10 Tips to Help You Sell Your Business

Opening a business is on many people’s bucket list. To actually do it, then grow it to the point where you’re ready to sell, is a huge accomplishment.

Opening a business is on many people’s bucket list. To actually do it, then grow it to the point where you’re ready to sell, is a huge accomplishment. When you’ve invested so much of yourself in a business, letting go can be difficult. So too can preparing for valuation, negotiations, and other challenging aspects of the sale. Sage advice from an experienced advisor can help prepare you. No matter who you are, what your business offers, or how you plan to sell, these 10 tips can help you make the most of the process: 

  1. Have reasonable expectations about the length of the process. Selling a business can take anywhere from 6 months to 3 or more years. If your business isn’t in premium shape, the preparation and sale itself may take longer. 
  2. Rely on expert assistance. Hiring a professional business broker will help you gain more market visibility. Your broker will connect you with qualified buyers and help you understand your company’s market value—as well as any strategies you can adopt to improve value. 
  3. Keep it under wraps. If news of your intent to sell leaks to early, you’ll end up with competitors poaching your team, suppliers and staff jumping ship, and a serious threat to your business. 
  4. Get experts to help you determine the true worth of your company. Hard work and emotional attachment are not value drivers. You need expert insight to determine what your company is truly worth, and you almost certainly lack the detachment to value it yourself. 
  5. Gather the right documents. Due diligence is a rigorous, challenging process during which you must prove your claims about the business. Ensure your bank statements, balance sheets, profit and loss, and other financial documents are in order and ready to go. If they do not paint a rosy picture consider delaying your sale until you can get things in order. 
  6. Draw a line between company and personal expenses.
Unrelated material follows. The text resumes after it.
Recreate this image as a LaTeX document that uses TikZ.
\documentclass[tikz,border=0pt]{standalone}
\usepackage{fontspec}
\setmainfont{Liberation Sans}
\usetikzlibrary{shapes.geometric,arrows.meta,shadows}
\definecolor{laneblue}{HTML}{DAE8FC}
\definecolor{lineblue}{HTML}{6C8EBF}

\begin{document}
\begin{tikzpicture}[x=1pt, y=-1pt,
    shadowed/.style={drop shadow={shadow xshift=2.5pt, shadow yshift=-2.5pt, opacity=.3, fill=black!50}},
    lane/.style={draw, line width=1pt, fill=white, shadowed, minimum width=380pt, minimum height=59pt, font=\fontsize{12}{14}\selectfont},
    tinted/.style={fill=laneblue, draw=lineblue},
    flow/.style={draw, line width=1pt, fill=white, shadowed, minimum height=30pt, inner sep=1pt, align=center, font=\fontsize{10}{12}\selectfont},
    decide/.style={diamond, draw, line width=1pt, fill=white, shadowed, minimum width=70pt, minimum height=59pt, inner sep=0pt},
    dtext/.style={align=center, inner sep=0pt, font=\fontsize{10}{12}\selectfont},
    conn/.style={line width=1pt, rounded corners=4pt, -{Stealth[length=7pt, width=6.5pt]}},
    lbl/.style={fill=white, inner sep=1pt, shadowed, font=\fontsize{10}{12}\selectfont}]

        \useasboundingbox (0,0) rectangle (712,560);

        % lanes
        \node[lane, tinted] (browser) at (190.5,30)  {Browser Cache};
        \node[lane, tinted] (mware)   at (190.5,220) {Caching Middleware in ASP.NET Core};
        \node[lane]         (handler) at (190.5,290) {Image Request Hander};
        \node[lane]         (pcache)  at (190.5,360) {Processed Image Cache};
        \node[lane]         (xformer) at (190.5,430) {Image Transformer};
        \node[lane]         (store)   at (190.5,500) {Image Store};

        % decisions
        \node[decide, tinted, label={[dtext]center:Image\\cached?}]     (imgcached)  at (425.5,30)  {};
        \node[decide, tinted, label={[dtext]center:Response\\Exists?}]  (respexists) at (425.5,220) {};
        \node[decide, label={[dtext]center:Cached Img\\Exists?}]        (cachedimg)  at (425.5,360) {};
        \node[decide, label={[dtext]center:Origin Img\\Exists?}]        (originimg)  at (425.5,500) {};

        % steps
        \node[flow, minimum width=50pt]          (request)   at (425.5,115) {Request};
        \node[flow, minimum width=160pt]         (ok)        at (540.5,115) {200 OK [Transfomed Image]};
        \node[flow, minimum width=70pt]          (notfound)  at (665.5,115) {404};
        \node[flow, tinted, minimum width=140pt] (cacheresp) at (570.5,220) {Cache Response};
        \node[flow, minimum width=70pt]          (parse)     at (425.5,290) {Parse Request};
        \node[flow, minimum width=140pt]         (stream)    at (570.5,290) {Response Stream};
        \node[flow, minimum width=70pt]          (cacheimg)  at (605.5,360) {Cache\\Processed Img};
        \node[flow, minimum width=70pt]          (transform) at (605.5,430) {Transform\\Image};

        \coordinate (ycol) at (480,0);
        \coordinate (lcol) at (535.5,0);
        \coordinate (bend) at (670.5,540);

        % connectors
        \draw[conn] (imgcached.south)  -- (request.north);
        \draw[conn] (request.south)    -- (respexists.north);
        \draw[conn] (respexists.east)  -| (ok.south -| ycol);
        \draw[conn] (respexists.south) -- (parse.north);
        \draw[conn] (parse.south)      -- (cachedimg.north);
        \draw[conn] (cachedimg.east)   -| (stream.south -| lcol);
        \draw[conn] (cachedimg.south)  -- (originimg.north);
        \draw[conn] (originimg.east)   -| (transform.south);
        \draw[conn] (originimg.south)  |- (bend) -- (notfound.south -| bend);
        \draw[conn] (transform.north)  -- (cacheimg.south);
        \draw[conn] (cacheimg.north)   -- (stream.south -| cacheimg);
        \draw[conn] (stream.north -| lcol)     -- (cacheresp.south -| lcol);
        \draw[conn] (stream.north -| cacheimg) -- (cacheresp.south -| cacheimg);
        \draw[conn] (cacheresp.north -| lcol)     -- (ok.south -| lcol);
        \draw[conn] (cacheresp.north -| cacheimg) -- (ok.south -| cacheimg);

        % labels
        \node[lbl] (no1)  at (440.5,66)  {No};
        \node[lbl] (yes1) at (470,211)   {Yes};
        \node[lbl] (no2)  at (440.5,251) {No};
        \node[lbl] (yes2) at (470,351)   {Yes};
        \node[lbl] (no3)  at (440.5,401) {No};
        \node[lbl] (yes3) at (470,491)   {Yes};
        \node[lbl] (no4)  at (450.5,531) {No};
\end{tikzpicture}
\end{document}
Do not use your company to fund your personal expenses or pet project. 
  7. Carefully vet buyers. It’s not enough for a buyer to seem interested. They must be financially qualified to buy your company, and sufficiently knowledgeable to run it. The right broker can help you prequalify buyers. 
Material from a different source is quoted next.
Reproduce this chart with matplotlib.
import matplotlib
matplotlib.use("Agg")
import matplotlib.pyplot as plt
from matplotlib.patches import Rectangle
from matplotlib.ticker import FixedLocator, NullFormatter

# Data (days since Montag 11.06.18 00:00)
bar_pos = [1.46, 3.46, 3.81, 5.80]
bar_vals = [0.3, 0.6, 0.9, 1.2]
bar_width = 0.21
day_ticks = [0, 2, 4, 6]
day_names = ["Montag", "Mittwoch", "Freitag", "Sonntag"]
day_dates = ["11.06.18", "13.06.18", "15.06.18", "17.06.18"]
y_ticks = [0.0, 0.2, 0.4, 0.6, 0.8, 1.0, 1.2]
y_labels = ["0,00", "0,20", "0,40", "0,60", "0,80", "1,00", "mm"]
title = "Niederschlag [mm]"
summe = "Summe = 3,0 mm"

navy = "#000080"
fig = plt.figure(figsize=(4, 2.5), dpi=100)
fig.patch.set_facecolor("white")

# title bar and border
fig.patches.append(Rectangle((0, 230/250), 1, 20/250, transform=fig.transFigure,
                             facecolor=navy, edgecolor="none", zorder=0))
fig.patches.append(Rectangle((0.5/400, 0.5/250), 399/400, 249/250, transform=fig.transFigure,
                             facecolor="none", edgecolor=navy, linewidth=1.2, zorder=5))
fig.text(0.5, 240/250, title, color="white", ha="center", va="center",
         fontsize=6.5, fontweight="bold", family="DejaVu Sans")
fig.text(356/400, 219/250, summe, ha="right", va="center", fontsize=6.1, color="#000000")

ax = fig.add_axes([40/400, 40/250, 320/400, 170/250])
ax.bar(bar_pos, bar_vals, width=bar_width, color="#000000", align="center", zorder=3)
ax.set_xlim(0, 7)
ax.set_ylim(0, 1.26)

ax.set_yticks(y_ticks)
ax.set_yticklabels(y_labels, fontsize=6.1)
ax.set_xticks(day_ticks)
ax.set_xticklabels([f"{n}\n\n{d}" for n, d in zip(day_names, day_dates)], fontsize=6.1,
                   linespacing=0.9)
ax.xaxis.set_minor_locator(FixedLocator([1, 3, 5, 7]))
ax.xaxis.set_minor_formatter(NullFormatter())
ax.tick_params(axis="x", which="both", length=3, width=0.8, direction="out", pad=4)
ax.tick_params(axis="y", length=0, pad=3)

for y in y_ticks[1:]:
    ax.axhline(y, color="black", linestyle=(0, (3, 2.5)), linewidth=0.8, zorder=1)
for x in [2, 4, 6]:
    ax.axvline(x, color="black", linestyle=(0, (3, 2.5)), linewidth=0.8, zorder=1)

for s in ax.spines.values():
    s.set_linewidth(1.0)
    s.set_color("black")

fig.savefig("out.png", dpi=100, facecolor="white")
  8. Clean up your buildings and offices. A business needs curb appeal, too. Make sure your company looks to visitors like a well-run operation, not a chaotic mess. 
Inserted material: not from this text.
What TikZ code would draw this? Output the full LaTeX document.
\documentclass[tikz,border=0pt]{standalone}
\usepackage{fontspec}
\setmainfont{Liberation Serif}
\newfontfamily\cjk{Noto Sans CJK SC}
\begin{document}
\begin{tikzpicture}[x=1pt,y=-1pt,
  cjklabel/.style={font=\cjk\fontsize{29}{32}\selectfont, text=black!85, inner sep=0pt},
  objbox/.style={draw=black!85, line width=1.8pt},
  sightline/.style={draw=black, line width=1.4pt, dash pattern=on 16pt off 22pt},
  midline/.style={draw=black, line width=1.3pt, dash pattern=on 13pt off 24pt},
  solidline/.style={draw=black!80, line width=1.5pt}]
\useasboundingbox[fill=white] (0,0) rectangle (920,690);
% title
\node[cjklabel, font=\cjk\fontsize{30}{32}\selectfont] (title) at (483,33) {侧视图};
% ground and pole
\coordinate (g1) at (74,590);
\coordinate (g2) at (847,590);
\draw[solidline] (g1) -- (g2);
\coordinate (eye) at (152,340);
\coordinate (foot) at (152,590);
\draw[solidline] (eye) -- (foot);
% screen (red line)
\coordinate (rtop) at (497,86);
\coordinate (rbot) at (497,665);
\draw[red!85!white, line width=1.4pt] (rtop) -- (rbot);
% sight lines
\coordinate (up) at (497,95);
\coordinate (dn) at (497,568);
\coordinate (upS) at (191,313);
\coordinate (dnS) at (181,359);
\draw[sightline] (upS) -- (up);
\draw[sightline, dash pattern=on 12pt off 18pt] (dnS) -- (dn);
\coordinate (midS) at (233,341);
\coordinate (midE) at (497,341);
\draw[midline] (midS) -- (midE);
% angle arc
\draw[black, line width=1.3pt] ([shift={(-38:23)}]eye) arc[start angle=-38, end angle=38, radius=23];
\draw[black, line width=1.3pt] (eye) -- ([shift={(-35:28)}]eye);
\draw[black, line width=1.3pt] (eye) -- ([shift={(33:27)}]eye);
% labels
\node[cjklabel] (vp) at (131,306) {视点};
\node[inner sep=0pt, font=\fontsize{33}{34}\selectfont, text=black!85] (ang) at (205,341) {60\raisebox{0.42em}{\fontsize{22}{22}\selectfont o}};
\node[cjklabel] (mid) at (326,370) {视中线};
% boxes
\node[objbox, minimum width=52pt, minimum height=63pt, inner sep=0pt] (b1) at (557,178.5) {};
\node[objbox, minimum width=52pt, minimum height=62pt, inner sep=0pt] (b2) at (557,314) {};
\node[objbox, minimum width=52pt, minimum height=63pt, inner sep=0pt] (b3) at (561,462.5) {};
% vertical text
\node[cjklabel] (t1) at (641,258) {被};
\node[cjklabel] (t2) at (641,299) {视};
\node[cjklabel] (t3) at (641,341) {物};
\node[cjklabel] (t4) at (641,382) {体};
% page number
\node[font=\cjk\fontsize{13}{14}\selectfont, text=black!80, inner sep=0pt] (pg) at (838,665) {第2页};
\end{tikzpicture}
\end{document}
  9. Stay on top of your commitments. Start paying down debts, and eliminate any areas of potential legal exposure. Leaving these things lingering in your wake increases risk to the buyer. 
  10. Ensure your team can work without you there. Your company is only as valuable as the team who can run it in your absence. If things fall apart when you leave, the value of the investment for the buyer is zero. So if you’re micromanaging your people instead of letting them do the jobs you hired them for, it’s time to stop.